Directed by: Patrik Syversen
I’m trying to work out the message behind ‘Manhunt’. I think it is a comment on what happens when you decide to go to College or University, and leave your hometown behind. You go through an initial period of fear, and anguish, battling through a nightmarish emotional wilderness, then you come out the other side, battered, bruised and bleeding – nonetheless you somehow survive.
Its seventies Scandinavia and everybody dresses terribly. We’re on board a camper van with a young couple and a pair of siblings; at first it is difficult to do which duo are which; living in Norfolk I often encounter such groups. This is all the more confusing when these young folk are supposedly considered the classy city types, and they are heading into Hicksville. The foursome has planned a hiking trip out in the woods.
There is already dissension in the ranks. The driver Roger is in an irritable mood, and seems pissed that his lovely blonde girlfriend Camilla is heading off to college. He intensely dislikes the bloke in the back seat, a comic book nerd called Jorgen with curious sideburns. Then there is the comic book nerd’s sister Mia who looks like a goner already, with her annoying face which displays the permanent expression of a woman who has just been slapped in the face with an eel.
Stopping for supplies at a roadside café / truck stop they meet some of the locals; a transplanted group of Deep South redneck types, including a stern faced matriarch who runs the place. Inevitably these backwards blokes are warning markers for what the group are likely to encounter, they also run into a disturbed looking young woman called Renate with striking raven black hair. Roger is irritated by the lack of sophistication in the café and strikes up a conversation with Renate and offers her a lift down the road.
The story picks up, the five young folk drive on, their newest passenger gets car sick, forcing the camper van to stop. She gets out and hurls, gushing a ferocious glob of yellow. The foursome argues, and stupidly the car keys get thrown into the woodland. A grey land rover pulls up alongside the van, three rednecks get out and the hunt begins.
For the next hour we are subjected to the young folk getting shot, slashed and smashed up in the woodland, battling to survive. Given that the film is set specifically in 1974, the film is homage to the greatest independent horror movie of them all ‘The Texas Chainsaw Massacre’ – Group of friends pick up a hitchhiker / vulnerable person, who quickly afterwards meets their demise, the group then find themselves running for their lives in unfamiliar territory.
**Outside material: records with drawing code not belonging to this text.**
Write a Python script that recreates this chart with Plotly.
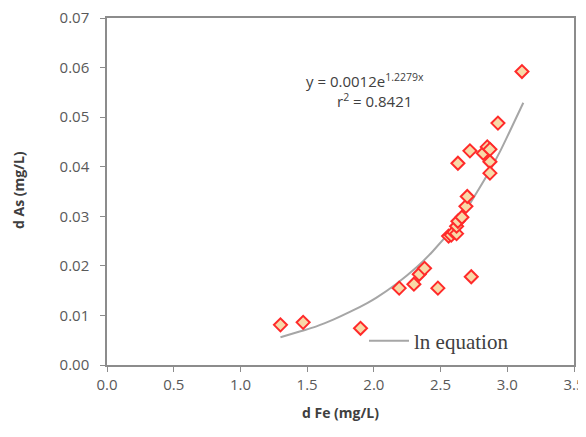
import plotly.graph_objects as go

# Observed data points (d Fe, d As)
fe = [1.30, 1.47, 1.90,
      2.19, 2.30, 2.34, 2.38, 2.48, 2.73,
      2.56, 2.58, 2.60, 2.62, 2.62, 2.63, 2.66, 2.69, 2.70,
      2.63, 2.72, 2.82, 2.85, 2.87, 2.87, 2.87,
      2.93, 3.11]
as_ = [0.0081, 0.0086, 0.0074,
       0.0155, 0.0163, 0.0183, 0.0195, 0.0155, 0.0178,
       0.0260, 0.0262, 0.0268, 0.0265, 0.0280, 0.0290, 0.0298, 0.0320, 0.0340,
       0.0407, 0.0432, 0.0427, 0.0440, 0.0435, 0.0410, 0.0387,
       0.0488, 0.0592]

# Trend line samples
trend_x = [1.30, 1.45, 1.57, 1.70, 1.82, 1.95, 2.02, 2.17, 2.32, 2.44, 2.59, 2.70, 2.78, 2.87, 2.95, 3.02, 3.12]
trend_y = [0.0056, 0.0068, 0.0078, 0.0092, 0.0107, 0.0125, 0.0136, 0.0164, 0.0197, 0.0229, 0.0276, 0.0317, 0.0352, 0.0393, 0.0433, 0.0472, 0.0529]

x_ticks = [0.0, 0.5, 1.0, 1.5, 2.0, 2.5, 3.0, 3.5]
x_tick_labels = ["0.0", "0.5", "1.0", "1.5", "2.0", "2.5", "3.0", "3.5"]
y_ticks = [0.00, 0.01, 0.02, 0.03, 0.04, 0.05, 0.06, 0.07]
y_tick_labels = ["0.00", "0.01", "0.02", "0.03", "0.04", "0.05", "0.06", "0.07"]

# target plot area in window pixels; page body has an 8px margin
OFF = 8
L, R, T, B = 107, 574, 18, 365
W, H = R - L, B - T
FIG_W, FIG_H = 586 - OFF, 437 - OFF

fig = go.Figure()
fig.add_trace(go.Scatter(
    x=trend_x, y=trend_y, mode="lines", name="ln equation",
    line=dict(color="#a6a6a6", width=2, shape="spline"),
    showlegend=True,
))
fig.add_trace(go.Scatter(
    x=fe, y=as_, mode="markers", name="data",
    marker=dict(symbol="diamond", size=10, color="#f8d9a8",
                line=dict(color="#ff2a2a", width=2)),
    showlegend=False,
))

axis_common = dict(
    showgrid=False, zeroline=False, showline=True, linecolor="#8c8c8c",
    linewidth=1.5, mirror=True, ticks="outside", ticklen=5, tickcolor="#8c8c8c",
    tickfont=dict(family="Open Sans", size=15, color="#595959"),
    automargin=False, ticklabeloverflow="allow",
)

fig.update_layout(
    width=FIG_W, height=FIG_H,
    margin=dict(l=L - OFF, r=FIG_W + OFF - R, t=T - OFF, b=FIG_H + OFF - B),
    plot_bgcolor="white", paper_bgcolor="white",
    xaxis=dict(range=[0, 3.5], tickvals=x_ticks, ticktext=x_tick_labels, **axis_common),
    yaxis=dict(range=[0, 0.07], tickvals=y_ticks, ticktext=y_tick_labels,
               ticklabelstandoff=8, **axis_common),
    legend=dict(x=(364 - L) / W, y=(B - 341) / H, xanchor="left", yanchor="middle",
                bgcolor="rgba(0,0,0,0)", itemwidth=40,
                font=dict(family="Liberation Serif", size=21, color="#404040")),
    showlegend=True,
)

title_font = dict(family="Open Sans", size=14, color="#404040")
fig.add_annotation(x=(340 - L) / W, y=(B - 412) / H, xref="paper", yref="paper",
                   xanchor="center", yanchor="middle",
                   text="<b>d Fe (mg/L)</b>", showarrow=False, font=title_font)
fig.add_annotation(x=(18 - L) / W, y=(B - 190) / H, xref="paper", yref="paper",
                   xanchor="center", yanchor="middle",
                   text="<b>d As (mg/L)</b>", showarrow=False, textangle=-90, font=title_font)

fig.add_annotation(x=(365 - L) / W, y=(B - 80) / H, xref="paper", yref="paper",
                   xanchor="center", yanchor="middle",
                   text="y = 0.0012e<sup>1.2279x</sup>", showarrow=False,
                   font=dict(family="Open Sans", size=15, color="#404040"))
fig.add_annotation(x=(374 - L) / W, y=(B - 101) / H, xref="paper", yref="paper",
                   xanchor="center", yanchor="middle",
                   text="r<sup>2</sup> = 0.8421", showarrow=False,
                   font=dict(family="Open Sans", size=15, color="#404040"))

fig.write_html("out.html")
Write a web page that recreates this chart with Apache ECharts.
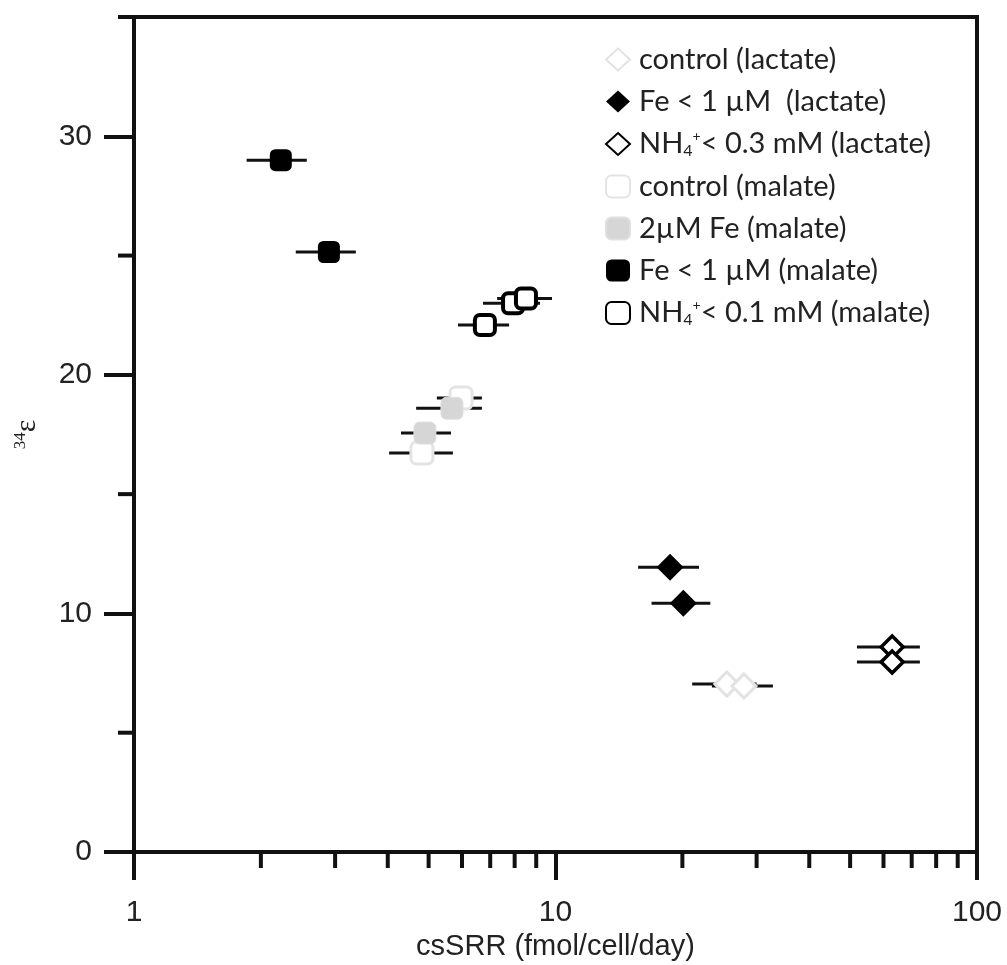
<!DOCTYPE html>
<html>
<head>
<meta charset="utf-8">
<script src="https://cdn.jsdelivr.net/npm/echarts@6/dist/echarts.min.js"></script>
<style>
  html, body { margin: 0; padding: 0; background: #fff; }
  #chart { width: 1007px; height: 965px; }
</style>
</head>
<body>
<div id="chart"></div>
<script>
// Each point: [csSRR, 34ε, csSRR low, csSRR high]
const controlLactate    = [[25.5, 7.04, 21.1, 30.0], [28.0, 6.96, 23.5, 32.8]];
const feLimitedLactate  = [[18.7, 11.94, 15.7, 21.9], [20.1, 10.43, 16.9, 23.3]];
const nh4LimitedLactate = [[62.9, 8.59, 51.9, 73.2], [62.9, 7.96, 51.9, 73.2]];
const controlMalate     = [[5.97, 19.03, 5.23, 6.69], [4.82, 16.72, 4.03, 5.71]];
const fe2Malate         = [[4.90, 17.56, 4.30, 5.65], [5.68, 18.6, 4.67, 6.69]];
const feLimitedMalate   = [[2.23, 29.0, 1.85, 2.57], [2.90, 25.15, 2.42, 3.36]];
const nh4LimitedMalate  = [[6.80, 22.09, 5.87, 7.76], [7.93, 23.0, 6.73, 9.19], [8.51, 23.2, 7.27, 9.81]];

// Axis ticks
const xMajorTicks = [1, 10, 100];
const xMinorTicks = [2, 3, 4, 5, 6, 7, 8, 9, 20, 30, 40, 50, 60, 70, 80, 90];
const yMajorTicks = [0, 10, 20, 30];
const yMinorTicks = [5, 15, 25, 35];

// Legend labels (rich text for NH4+)
const legendLabels = {
  'control (lactate)': '{t|control (lactate)}',
  'Fe < 1 µM  (lactate)': '{t|Fe < 1 µM  (lactate)}',
  'NH4+ < 0.3 mM (lactate)': '{t|NH}{sub|4}{sup|+}{t|< 0.3 mM (lactate)}',
  'control (malate)': '{t|control (malate)}',
  '2µM Fe (malate)': '{t|2µM Fe (malate)}',
  'Fe < 1 µM (malate)': '{t|Fe < 1 µM (malate)}',
  'NH4+ < 0.1 mM (malate)': '{t|NH}{sub|4}{sup|+}{t|< 0.1 mM (malate)}'
};

const allPoints = [].concat(controlLactate, feLimitedLactate, nh4LimitedLactate,
  controlMalate, fe2Malate, feLimitedMalate, nh4LimitedMalate);

function renderErrorBar(params, api) {
  const y = api.value(1);
  const a = api.coord([api.value(2), y]);
  const b = api.coord([api.value(3), y]);
  return {
    type: 'line',
    shape: { x1: a[0], y1: a[1], x2: b[0], y2: b[1] },
    style: { stroke: '#111', lineWidth: 3 }
  };
}

function renderXMinor(params, api) {
  const p = api.coord([api.value(0), 0]);
  return {
    type: 'line',
    shape: { x1: p[0], y1: p[1], x2: p[0], y2: p[1] + 16 },
    style: { stroke: '#111', lineWidth: 4 }
  };
}

function renderYMinor(params, api) {
  const p = api.coord([1, api.value(1)]);
  return {
    type: 'line',
    shape: { x1: p[0] - 16, y1: p[1], x2: p[0], y2: p[1] },
    style: { stroke: '#111', lineWidth: 4 }
  };
}

function scatter(name, data, symbol, size, itemStyle) {
  return {
    name: name,
    type: 'scatter',
    data: data.map(d => [d[0], d[1]]),
    symbol: symbol,
    symbolSize: size,
    itemStyle: Object.assign({ opacity: 1 }, itemStyle),
    z: 5,
    emphasis: { disabled: true }
  };
}

const chart = echarts.init(document.getElementById('chart'), null, { renderer: 'canvas' });

chart.setOption({
  animation: false,
  backgroundColor: '#fff',
  grid: {
    left: 134, right: 30, top: 17, bottom: 113,
    outerBoundsMode: 'none',
    containLabel: false,
    show: true, borderColor: '#111', borderWidth: 4, backgroundColor: 'transparent'
  },
  legend: {
    orient: 'vertical',
    left: 600,
    top: 40,
    itemWidth: 24,
    itemHeight: 22,
    itemGap: 13,
    data: Object.keys(legendLabels),
    formatter: name => legendLabels[name],
    selectedMode: false,
    textStyle: {
      padding: [0, 0, 0, 4],
      rich: {
        t: { fontFamily: 'Lato', fontSize: 29, color: '#222', lineHeight: 30 },
        sub: { fontFamily: 'Lato', fontSize: 16, color: '#222', lineHeight: 30, verticalAlign: 'bottom' },
        sup: { fontFamily: 'Lato', fontSize: 14, color: '#222', lineHeight: 30, verticalAlign: 'top' }
      }
    }
  },
  xAxis: {
    type: 'log',
    logBase: 10,
    min: 1,
    max: 100,
    splitLine: { show: false },
    axisLine: { onZero: false, lineStyle: { color: '#111', width: 4 } },
    axisTick: { customValues: xMajorTicks, length: 28, lineStyle: { color: '#111', width: 4 } },
    axisLabel: {
      customValues: xMajorTicks, margin: 46,
      fontFamily: 'Liberation Sans', fontSize: 30, color: '#222'
    },
    name: 'csSRR (fmol/cell/day)',
    nameLocation: 'middle',
    nameGap: 76,
    nameTextStyle: { fontFamily: 'Liberation Sans', fontSize: 29, color: '#222' }
  },
  yAxis: {
    type: 'value',
    min: 0,
    max: 35,
    splitLine: { show: false },
    axisLine: { onZero: false, lineStyle: { color: '#111', width: 4 } },
    axisTick: { customValues: yMajorTicks, length: 30, lineStyle: { color: '#111', width: 4 } },
    axisLabel: {
      customValues: yMajorTicks, margin: 42,
      fontFamily: 'Liberation Sans', fontSize: 30, color: '#222'
    },
    name: '{s|34}{e|ε}',
    nameLocation: 'middle',
    nameRotate: 90,
    nameGap: 92,
    nameTextStyle: {
      rich: {
        s: { fontFamily: 'Liberation Serif', fontSize: 17, color: '#222', verticalAlign: 'top', lineHeight: 30 },
        e: { fontFamily: 'Liberation Serif', fontSize: 30, color: '#222', lineHeight: 30 }
      }
    }
  },
  series: [
    {
      type: 'custom', name: 'xMinorTicks', renderItem: renderXMinor, clip: false, silent: true, z: 1,
      data: xMinorTicks.map(v => [v, 0])
    },
    {
      type: 'custom', name: 'yMinorTicks', renderItem: renderYMinor, clip: false, silent: true, z: 1,
      data: yMinorTicks.map(v => [1, v])
    },
    {
      type: 'custom', name: 'errorBars', renderItem: renderErrorBar, silent: true, z: 2,
      encode: { x: [0, 2, 3], y: 1 },
      data: allPoints
    },
    scatter('control (lactate)', controlLactate, 'diamond', 24,
      { color: '#fff', borderColor: '#e2e2e2', borderWidth: 3 }),
    scatter('Fe < 1 µM  (lactate)', feLimitedLactate, 'diamond', 27,
      { color: '#000' }),
    scatter('NH4+ < 0.3 mM (lactate)', nh4LimitedLactate, 'diamond', 22,
      { color: '#fff', borderColor: '#000', borderWidth: 3.5 }),
    scatter('control (malate)', controlMalate, 'roundRect', 22,
      { color: '#fff', borderColor: '#e4e4e4', borderWidth: 3 }),
    scatter('2µM Fe (malate)', fe2Malate, 'roundRect', 22,
      { color: '#d6d6d6', borderColor: '#e0e0e0', borderWidth: 1 }),
    scatter('Fe < 1 µM (malate)', feLimitedMalate, 'roundRect', 22,
      { color: '#000' }),
    scatter('NH4+ < 0.1 mM (malate)', nh4LimitedMalate, 'roundRect', 20,
      { color: '#fff', borderColor: '#000', borderWidth: 4 })
  ]
});
</script>
</body>
</html>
Just as Sally Hardesty escapes in the back of a pick-up truck screaming like a mentalist with blood all over her face, our heroine, Camilla who’s off the college, somehow dispatches a bunch of heavily armed experienced hunters and gets picked up by a good Samaritan, wait a minute… it’s the stern face matriarch who served the group in the truck stop. Maybe, she won’t make it out alive after all.
‘Manhunt’ could have been so much better had a back story been built about the killers, maybe somebody in the café tells the group about the history of the woods, how important hunting is in the area. Let’s have some motive, even Wes Craven did that back in his early years.
Mercifully short, we don’t have to endure much uncomfortable dialogue when the chase is on. The murky, dank natural light creates a disturbing bleak tension which works well, it’s just that some of the ‘set pieces’ don’t work. For instance it is hard to believe that the cute blonde Camilla can shoot a man fifty yards away with a homemade bow and arrow, and towards the tail end of the movie develop a killer instinct not seen since ‘First Blood’. Another note, the DVD menu screen gives away how one of the group is killed, which means that the quite clever set-up to this brutal killing loses all of its suspense.
Kidnapping and torture are regular themes in modern horror, though worryingly such despicable acts are losing their shock value. ‘Manhunt’ is fantastically shot, making the most of Norway’s serene woodlands, but it lacks the punch of the traditional no thrills intensely visceral horror movie that it aspires to emulate.